My sixteen-year-old-daughter is pocket-sized. A physical trait that makes her a greater target for sexual predators, simply by virtue of being easier to drag off or carry away. So says Pat Brown, America's top criminal profiler in her book, How To Save Your Daughter's Life. I read it, and I'm sold. Sold on the idea that so many teens and young adults needlessly put themselves at risk every single day.

Sold on the idea that caution is a good thing. Sold on the idea that you need to understand the nuances of relationships before you can ever protect yourself from the hidden dangers they may carry.

But, don't trust me. Trust an author who read through real-life transcripts of a cyber-victim's chat and wrote about them just for you. If you've not heard of Want to Go Private? by Sarah Darer Littman, I suggest you track down a copy now.

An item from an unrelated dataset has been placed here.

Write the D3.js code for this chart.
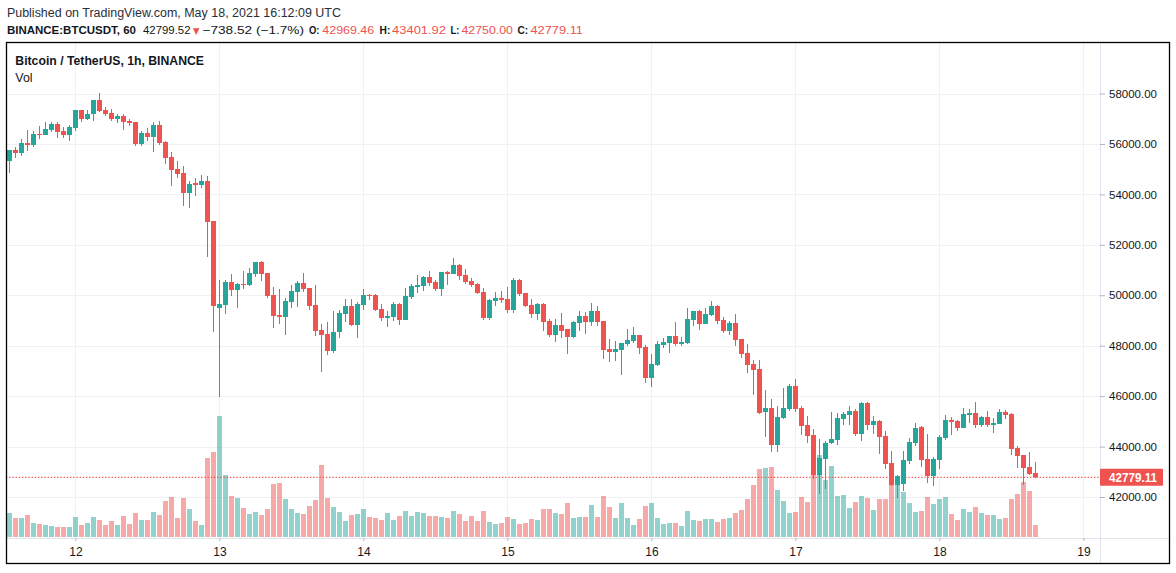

What's it about? When Abby meets Luke, she's feeling pretty punky about her life. Her best friend seems to be slipping away and her parents are more concerned about her grades than her social life. Online, Luke recognizes her need for friendship and cultivates a dangerous level of trust within Abby. He gets her. He cares about her. He wants to make her happy.


He wants to make himself happy.

Told in three parts, Want to Go Private? follows Abby's terrifying journey of trusting the wrong guy for all the wrong reasons, and the consequences of her misplaced trust.

This is a gut-wrenching story of a sexual predator stalking his victims online. It's a wake-up call to teens and young adults to understand the yearning within themselves and how easy it really is to fall victim to an experienced predator. Like Abby, I'm sure you're shaking your head and saying, "Not me. I know better. I would never."

Well, guess what? She said all those things, too. She was a good kid who got manipulated. And so can you.

It was a hard book to read. At times I wanted to vomit. I wanted to reach through the pages and smack Abby upside the head for being so stupid. I wanted to shake her and hug her and tell her she'd be okay. Just please, please, please stop making mistakes.

And I ask of you, teen readers, please, please, please read this novel. It just may save your life.